Yes, 2% is a figure whose interruption will not have a negative impact on China’s energy reserves and economic dynamics.
To all this, there is frequent talk of the “great strategic oil reserve” that Venezuela has, giving astronomical numbers, but, technically and practically, the Venezuelan oil that can be extracted from that total of reserves mentioned would not even reach 40%.
For this reason, they comment inside the hydrocarbon companies of the United States, that it is not advisable to join the “Trump Initiative” because the financial, operational and security costs are high compared to the profits that could be extracted from Venezuelan fields in the next five or ten years.

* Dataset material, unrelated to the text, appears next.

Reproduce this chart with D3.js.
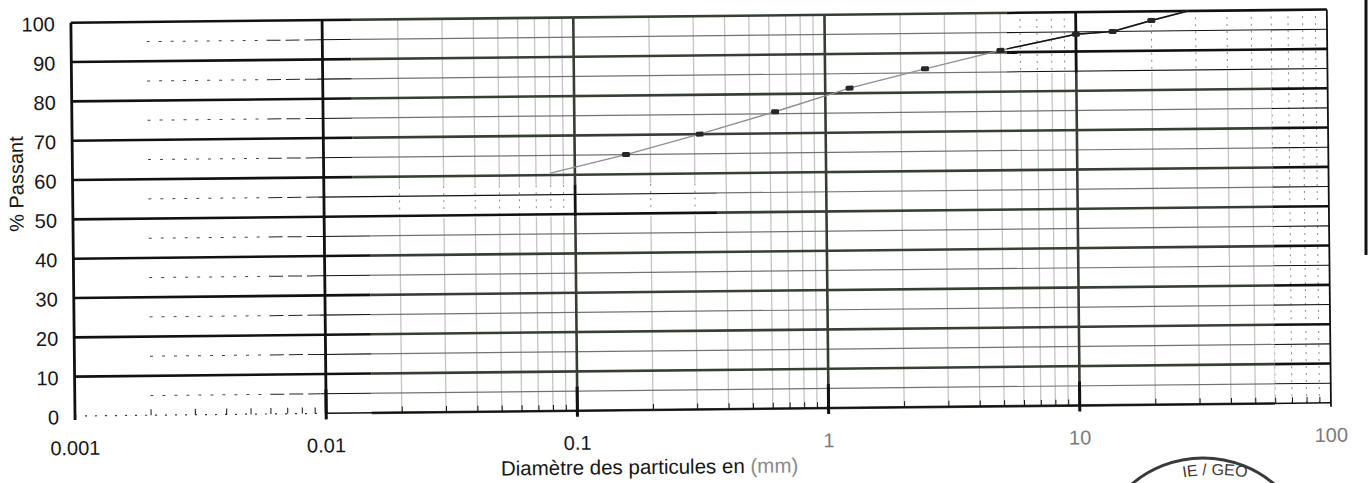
<!DOCTYPE html>
<html>
<head>
<meta charset="utf-8">
<script src="https://cdn.jsdelivr.net/npm/d3@7"></script>
<style>
  body { margin: 0; background: #fff; }
  svg { display: block; }
  text { font-family: "Liberation Sans", Arial, Helvetica, sans-serif; }
</style>
</head>
<body>
<div id="chart"></div>
<script>
// grain size curve
var sizes   = [0.08, 0.16, 0.315, 0.63, 1.25, 2.5, 5, 10, 14, 20, 28];
var passing = [60.5, 65, 70, 75.5, 81.3, 86, 90.5, 94.4, 95, 97.7, 100];

var xTickValues = [0.001, 0.01, 0.1, 1, 10, 100];
var xTickLabels = ["0.001", "0.01", "0.1", "1", "10", "100"];
var yTickValues = [0, 10, 20, 30, 40, 50, 60, 70, 80, 90, 100];
var yMinorValues = [5, 15, 25, 35, 45, 55, 65, 75, 85, 95];

var yTitle = "% Passant";
var xTitle = "Diamètre des particules en ";
var xTitleUnit = "(mm)";
var stampText = "IE / GEO";

var width = 1368, height = 483;

var x = d3.scaleLog().domain([0.001, 100]).range([75, 1331]);
var y = d3.scaleLinear().domain([0, 100]).range([416, 22.7]);

// minor sieve positions 2..9 in each decade
var minorAll = [];
[0.001, 0.01, 0.1, 1, 10].forEach(function(d) {
  for (var k = 2; k <= 9; k++) minorAll.push(d * k);
});
var minorGrid = minorAll.filter(function(v) { return v > 0.01; });

// parts of the scan where the grid came out black instead of grey
var blackZones = [
  {x0: 0.001, x1: 0.0128, y0: 56, y1: 100.6},
  {x0: 0.001, x1: 0.0149, y0: -1, y1: 56},
  {x0: 0.001, x1: 0.36, y0: 49.4, y1: 57.6},
  {x0: 5.4, x1: 100, y0: 84.6, y1: 100.6},
  {x0: 61, x1: 100, y0: -1, y1: 85}
];

var svg = d3.select("#chart").append("svg")
    .attr("width", width)
    .attr("height", height);

var defs = svg.append("defs");
var clip = defs.append("clipPath").attr("id", "blackclip");
clip.selectAll("rect")
    .data(blackZones)
  .enter().append("rect")
    .attr("x", function(d) { return x(d.x0) - 2; })
    .attr("width", function(d) { return x(d.x1) - x(d.x0) + 4; })
    .attr("y", function(d) { return y(d.y1); })
    .attr("height", function(d) { return y(d.y0) - y(d.y1); });

// the page was scanned slightly tilted
var g = svg.append("g")
    .attr("transform", "rotate(-0.6,75,416)");

function vlines(sel, vals, color, w, dash) {
  sel.selectAll(null)
      .data(vals)
    .enter().append("line")
      .attr("x1", function(d) { return x(d); })
      .attr("x2", function(d) { return x(d); })
      .attr("y1", y(0))
      .attr("y2", y(100))
      .attr("stroke", color)
      .attr("stroke-width", w)
      .attr("stroke-dasharray", dash || null);
}

function hlines(sel, vals, color, w, from, to, dash) {
  sel.selectAll(null)
      .data(vals)
    .enter().append("line")
      .attr("x1", x(from))
      .attr("x2", x(to))
      .attr("y1", function(d) { return y(d); })
      .attr("y2", function(d) { return y(d); })
      .attr("stroke", color)
      .attr("stroke-width", w)
      .attr("stroke-dasharray", dash || null);
}

// grey grid (printed part)
var grey = g.append("g");
vlines(grey, minorGrid, "#c4c4c4", 1.3);
hlines(grey, yMinorValues, "#727272", 1.2, 0.001, 100);
vlines(grey, [0.1, 1, 10], "#363d33", 2.6);
hlines(grey, yTickValues, "#373e34", 2.6, 0.001, 100);

// black grid zones
g.append("g").selectAll("rect")
    .data(blackZones)
  .enter().append("rect")
    .attr("x", function(d) { return x(d.x0) - 2; })
    .attr("width", function(d) { return x(d.x1) - x(d.x0) + 4; })
    .attr("y", function(d) { return y(d.y1); })
    .attr("height", function(d) { return y(d.y0) - y(d.y1); })
    .attr("fill", "#fff");

var black = g.append("g").attr("clip-path", "url(#blackclip)");
vlines(black, minorGrid, "#8a8a8a", 1, "2,5");
hlines(black, yMinorValues, "#444", 1, 0.002, 0.006, "3,9");
hlines(black, yMinorValues, "#222", 1, 0.006, 0.0095, "14,5");
hlines(black, yMinorValues, "#111", 1.1, 0.0095, 100);
hlines(black, yTickValues.filter(function(v) { return v > 0; }), "#111", 2.6, 0.001, 100);
vlines(black, [0.01, 0.1, 10], "#111", 2.8);

// axes frame
g.append("line")
    .attr("x1", x(0.001)).attr("x2", x(0.001))
    .attr("y1", y(0) + 4).attr("y2", y(100))
    .attr("stroke", "#111").attr("stroke-width", 2.8);
g.append("line")
    .attr("x1", x(100)).attr("x2", x(100))
    .attr("y1", y(0) + 4).attr("y2", y(100))
    .attr("stroke", "#111").attr("stroke-width", 1.8);
g.append("line")
    .attr("x1", x(0.001)).attr("x2", x(0.01))
    .attr("y1", y(0)).attr("y2", y(0))
    .attr("stroke", "#333").attr("stroke-width", 1.2)
    .attr("stroke-dasharray", "2,8");
g.append("line")
    .attr("x1", x(0.01)).attr("x2", x(100))
    .attr("y1", y(0)).attr("y2", y(0))
    .attr("stroke", "#111").attr("stroke-width", 1.5);

var xAxis = d3.axisBottom(x)
    .tickValues(minorAll)
    .tickSize(-6)
    .tickFormat("");
var ax = g.append("g")
    .attr("transform", "translate(0," + y(0) + ")")
    .call(xAxis);
ax.select(".domain").remove();
ax.selectAll(".tick line").attr("stroke", "#111").attr("stroke-width", 1);

g.selectAll(null)
    .data(xTickValues.slice(1, 5))
  .enter().append("line")
    .attr("x1", function(d) { return x(d); })
    .attr("x2", function(d) { return x(d); })
    .attr("y1", y(0) - 24)
    .attr("y2", y(0) + 6)
    .attr("stroke", "#111")
    .attr("stroke-width", 3);

// curve
var line = d3.line()
    .x(function(d, i) { return x(sizes[i]); })
    .y(function(d) { return y(d); });

g.append("path")
    .datum(passing)
    .attr("fill", "none")
    .attr("stroke", "#8e8e8e")
    .attr("stroke-width", 1.4)
    .attr("d", line);

g.append("path")
    .datum(passing)
    .attr("clip-path", "url(#blackclip)")
    .attr("fill", "none")
    .attr("stroke", "#111")
    .attr("stroke-width", 1.4)
    .attr("d", line);

g.selectAll(".mark")
    .data(passing.slice(1, passing.length - 1))
  .enter().append("rect")
    .attr("class", "mark")
    .attr("x", function(d, i) { return x(sizes[i + 1]) - 4; })
    .attr("y", function(d) { return y(d) - 2.5; })
    .attr("width", 8)
    .attr("height", 5)
    .attr("rx", 1.5)
    .attr("fill", "#262626");

// labels
g.selectAll(".ylab")
    .data(yTickValues)
  .enter().append("text")
    .attr("class", "ylab")
    .attr("x", 59)
    .attr("y", function(d) { return y(d) + 1; })
    .attr("dy", "0.36em")
    .attr("text-anchor", "end")
    .attr("font-size", 20)
    .attr("fill", "#151515")
    .text(function(d) { return d; });

g.selectAll(".xlab")
    .data(xTickValues)
  .enter().append("text")
    .attr("class", "xlab")
    .attr("x", function(d) { return x(d); })
    .attr("y", 455)
    .attr("text-anchor", "middle")
    .attr("font-size", 20)
    .attr("fill", function(d) { return d >= 1 ? "#7a7a7a" : "#151515"; })
    .text(function(d, i) { return xTickLabels[i]; });

var xt = g.append("text")
    .attr("x", 649)
    .attr("y", 480)
    .attr("text-anchor", "middle")
    .attr("font-size", 20.5)
    .attr("fill", "#151515");
xt.append("tspan").text(xTitle);
xt.append("tspan").attr("fill", "#8a8a8a").text(xTitleUnit);

g.append("text")
    .attr("transform", "translate(18.5,183.5) rotate(-90)")
    .attr("dy", "0.36em")
    .attr("text-anchor", "middle")
    .attr("font-size", 20)
    .attr("fill", "#151515")
    .text(yTitle);

// edge of the scanned sheet
svg.append("line")
    .attr("x1", 1366).attr("x2", 1366)
    .attr("y1", 0).attr("y2", 255)
    .attr("stroke", "#111").attr("stroke-width", 3);

// stamp in the corner
var cx = 1203, cy = 568, r = 110;
svg.append("circle")
    .attr("cx", cx).attr("cy", cy).attr("r", r)
    .attr("fill", "none").attr("stroke", "#3a3a3a").attr("stroke-width", 3);
var tr = 200, ty = 475;
defs.append("path")
    .attr("id", "stamparc")
    .attr("d", "M" + (cx + 12 - tr) + "," + (ty + tr) + " A" + tr + "," + tr + " 0 0 1 " + (cx + 12 + tr) + "," + (ty + tr));
svg.append("text")
    .attr("font-size", 16)
    .attr("fill", "#3a3a3a")
    .append("textPath")
    .attr("href", "#stamparc")
    .attr("startOffset", "50%")
    .attr("text-anchor", "middle")
    .text(stampText);
</script>
</body>
</html>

China is Venezuela’s lender and, to date, it is an important creditor, with Caracas owing Beijing a little more than 12 billion dollars of the 150 or 170 billion dollars that total its external public debt because a considerable amount of this debt is in the hands of vulture funds.
We will see if these vulture funds, now, manage to collect a part of their debt with the new strategic course that is being tried to be implemented in Venezuela.
That said, President Trump’s influence on the energy and international policy in general of post-Maduro Venezuela poses problems and challenges for China that, of course, it has not had since 2000.
One of them is the negotiation with the authorities of the Venezuelan government and with Trump himself for the untouchability of its investments within the territory of Venezuela and for Caracas to continue the bilateral relationship with Beijing, but no longer with maximum aspirations on the part of China. As long as a significant percentage of its investments are maintained and as long as the Venezuelan government does not destroy the normal bond of cooperation with Beijing, there would be no small achievement for China until other changes take place in a reverse direction of the one that began on January 3, 2026.
There is no doubt that Trump will talk to Xi about Venezuela when they meet in Beijing next April, and will put on the negotiating table the advantage he obtained by influentially intercepting the process of the Venezuelan system. Trump will probably say that the structure of Venezuela is in his orbit and that the Chinese may continue to have a relative presence in Venezuela but, as long as Beijing admits this new reality and sees in the U.S. presidential person the main actor to deal with the South American country.
Xi Jinping will try to balance China’s strategic interest in Venezuela and the rest of the Americas in the negotiations he is building with Donald Trump so that the Chinese presence does not enter into a process of inexorable withdrawal, even if it experiences some significant losses. It is not fortunate to say that Venezuela will be “a bargaining chip” between these two giants of global politics, but it is also not out of touch to think that there will be a fragmented commitment between Trump and Xi around Venezuela, without forgetting that these two figures are in competition for global leadership for their respective states.
Regarding the collection of the debt, we do not believe that China will wage a “diplomatic and legal war” over it, but that it will tend to participate in a rational and conciliatory framework in order to obtain what is owed, but without harming the relationship with the government in Caracas and with Trump if eventually both leaders reach a specific agreement on some of the global dimensions.
China is mainly interested in preserving ties with Venezuelan leaders, although Chinese strategists must have already frozen the equation of military cooperation with Venezuela for reasons that are plain for all to see.
However, the situation is mutable and everything can change if the circumstances and the game between the aforementioned actors take on another nature because the evolution of the process is what will really set the following guidelines.